Have you ever really thought about the best way to set your goals? Do you think about how your goals have played their part in your success? Do you celebrate your successes?
When I was posed these questions in a recent interview, I gave it some serious thought. I have made my living for the past 22 years doing strategic planning for others. But like the shoemaker whose children are barefoot, often we are not good at doing formal planning for ourselves. As I have shifted gears from consulting to building a technology company, I have had to revert to my craft and actually do some serious planning. I am a funny mixture of long-term strategist and the one that knows that a great recipe doesn’t just happen.

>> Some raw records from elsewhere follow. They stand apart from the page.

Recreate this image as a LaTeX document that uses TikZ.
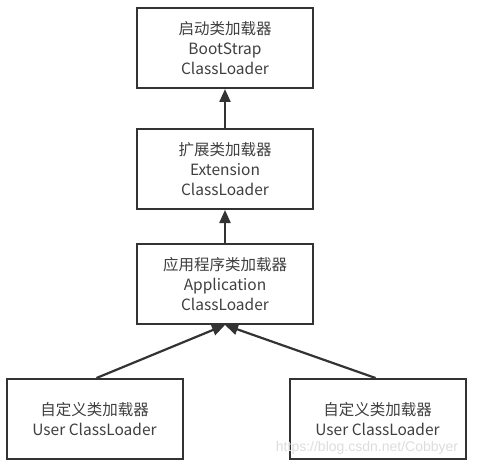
\documentclass[tikz,border=0pt]{standalone}
\usepackage{fontspec}
\setmainfont{Noto Sans CJK SC}
\newfontfamily\wmfont{Liberation Sans}
\usetikzlibrary{arrows.meta}
\definecolor{edge}{HTML}{333333}
\definecolor{txt}{HTML}{404040}
\definecolor{wm}{HTML}{DDDDDD}
\tikzset{
  loader/.style={draw=edge, line width=2pt, fill=white, minimum width=176pt, minimum height=80pt,
    inner sep=0pt, align=center, text=txt, font=\fontsize{15.5pt}{20pt}\selectfont},
  link/.style={draw=edge, line width=2.2pt, -{Triangle[length=13pt,width=11pt]}}
}
\begin{document}
\begin{tikzpicture}[x=1pt,y=-1pt]
\useasboundingbox (0,0) rectangle (481,468);
\node[loader] (boot) at (225,48) {启动类加载器\\BootStrap\\ClassLoader};
\node[loader] (ext) at (225,169) {扩展类加载器\\Extension\\ClassLoader};
\node[loader] (app) at (225,284) {应用程序类加载器\\Application\\ClassLoader};
\node[loader] (u1) at (94.5,419) {自定义类加载器\\User ClassLoader};
\node[loader] (u2) at (377.5,419) {自定义类加载器\\User ClassLoader};
\node[text=wm, font=\wmfont\fontsize{14pt}{16pt}\selectfont, anchor=center] (wmk) at (367,448) {https://blog.csdn.net/Cobbyer};
\draw[link] (ext.north) -- (boot.south);
\draw[link] (app.north) -- (ext.south);
\draw[link] ([xshift=2pt]u1.north) -- (app.south);
\draw[link] ([xshift=-2pt]u2.north) -- (app.south);
\end{tikzpicture}
\end{document}
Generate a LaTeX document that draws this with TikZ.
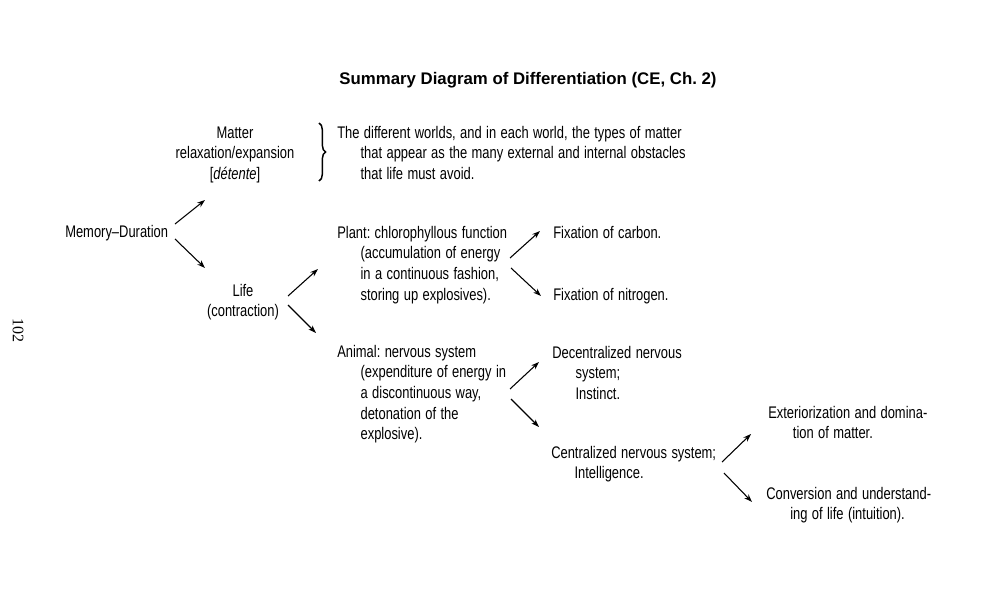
\documentclass[tikz,border=0pt]{standalone}
\usepackage{fontspec}
\setmainfont[FakeStretch=0.77]{Liberation Sans}
\newfontfamily\titlefont{Liberation Sans}
\newfontfamily\pagefont{Liberation Serif}
\usetikzlibrary{arrows.meta,decorations.pathreplacing}
\newcommand{\ind}{\hspace*{17.5pt}}
\newcommand{\txtfont}{\fontsize{12.6}{15.5}\selectfont}
\frenchspacing
\tikzset{
  txt/.style={inner sep=0pt, anchor=base west, align=left, text width=260pt,
    font=\txtfont, execute at begin node={\spaceskip=3.3pt plus 1pt\relax}},
  ctr/.style={inner sep=0pt, anchor=base, align=center, text width=112pt,
    font=\txtfont, execute at begin node={\spaceskip=3.3pt plus 1pt\relax}},
  arr/.style={line width=0.8pt, -{Stealth[length=6pt,width=4.2pt]}},
  bracestyle/.style={line width=1.1pt, decorate, decoration={brace, amplitude=5pt}}
}
\begin{document}
\begin{tikzpicture}[x=0.75pt,y=-0.75pt]
\useasboundingbox (0,0) rectangle (981,596);
% title
\node[inner sep=0pt, anchor=base, font=\titlefont\bfseries\fontsize{12.6}{15}\selectfont] (title) at (528,84) {Summary Diagram of Differentiation (CE, Ch.~2)};
% page number
\node[inner sep=0pt, rotate=-90, font=\pagefont\fontsize{12}{14}\selectfont] (page) at (18,330) {102};
% matter
\node[ctr] (matter) at (235,138) {Matter\\relaxation/expansion\\{[}\textit{détente}{]}};
\coordinate (bt) at (319,123);
\coordinate (bb) at (319,181);
\draw[bracestyle] (bt) -- (bb);
\node[txt, text width=360pt] (worlds) at (337,138) {The different worlds, and in each world, the types of matter\\\ind that appear as the many external and internal obstacles\\\ind that life must avoid.};
% memory
\node[txt, text width=100pt] (md) at (65,237) {Memory--Duration};
% life
\node[ctr] (life) at (243,296) {Life\\(contraction)};
% plant
\node[txt] (plant) at (337,238) {Plant: chlorophyllous function\\\ind(accumulation of energy\\\ind in a continuous fashion,\\\ind storing up explosives).};
\node[txt] (carbon) at (553,238) {Fixation of carbon.};
\node[txt] (nitro) at (553,300) {Fixation of nitrogen.};
% animal
\node[txt] (animal) at (337,357) {Animal: nervous system\\\ind(expenditure of energy in\\\ind a discontinuous way,\\\ind detonation of the\\\ind explosive).};
\node[txt] (decen) at (552,358) {Decentralized nervous\\\ind system;\\\ind Instinct.};
\node[txt] (cen) at (551,458) {Centralized nervous system;\\\ind Intelligence.};
\node[txt] (ext) at (768,418) {Exteriorization and domina-\\\hspace*{18.5pt}tion of matter.};
\node[txt] (conv) at (766,499) {Conversion and understand-\\\hspace*{18pt}ing of life (intuition).};
% arrow end points
\coordinate (a1s) at (175,224); \coordinate (a1e) at (205,200);
\coordinate (a2s) at (175,239); \coordinate (a2e) at (205,268);
\coordinate (a3s) at (288,296); \coordinate (a3e) at (318,269);
\coordinate (a4s) at (288,305); \coordinate (a4e) at (316,333);
\coordinate (a5s) at (510,258); \coordinate (a5e) at (540,231);
\coordinate (a6s) at (511,268); \coordinate (a6e) at (541,296);
\coordinate (a7s) at (510,389); \coordinate (a7e) at (539,362);
\coordinate (a8s) at (511,399); \coordinate (a8e) at (539,427);
\coordinate (a9s) at (722,462); \coordinate (a9e) at (751,434);
\coordinate (a10s) at (724,473); \coordinate (a10e) at (752,502);
\draw[arr] (a1s) -- (a1e);
\draw[arr] (a2s) -- (a2e);
\draw[arr] (a3s) -- (a3e);
\draw[arr] (a4s) -- (a4e);
\draw[arr] (a5s) -- (a5e);
\draw[arr] (a6s) -- (a6e);
\draw[arr] (a7s) -- (a7e);
\draw[arr] (a8s) -- (a8e);
\draw[arr] (a9s) -- (a9e);
\draw[arr] (a10s) -- (a10e);
\end{tikzpicture}
\end{document}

I love to cook, especially for guests. When making an amazing meal, you have to make sure that you start with a clean surface, the best implements, the finest ingredients, the perfect temperature to cook and the right timing on cooking or baking. When you are done, you don’t just revel in your work by looking at it, you partake of it and savor what you have done. Then you clean up and start all over again.
Business is like that. You have to focus on the ingredients – clearing the decks and focusing on what is important, making sure you have the right ideas and the right people to get it done.
My goals are like a bridge – in fact, I use a bridge metaphor in my strategic consulting.
If you are doing something new, you have to have a strategy and develop a plan.
You must know how it fits within your existing portfolio and what structure is necessary to provide the best environment for success. Then you need to know what initiatives need to be put in place in order to achieve your goals.
Within each initiative, there is a list of tasks to be identified and assigned. As you are implementing your strategy, there are also elements that must be considered that impact your processes, your people and your tools.
Cultural issues must also be taken into consideration before diving into the task list. A key issue is that those in charge of actually executing the tasks are generally much more comfortable on the right side of the bridge, with an operational mindset. Keeping their eyes on the longer term is not natural, as their focus is close. Put them in a room with the strategists, who are set on the long term vision and you have a dichotomy. But it is possible to meet in the middle!
This model works. Over the past 22 years of my consulting business, we have used this process hundreds of times to create successful new ventures or expand existing ones.
Remember though, no matter how you do your planning, once you have built your dream, you need to celebrate what you’ve built.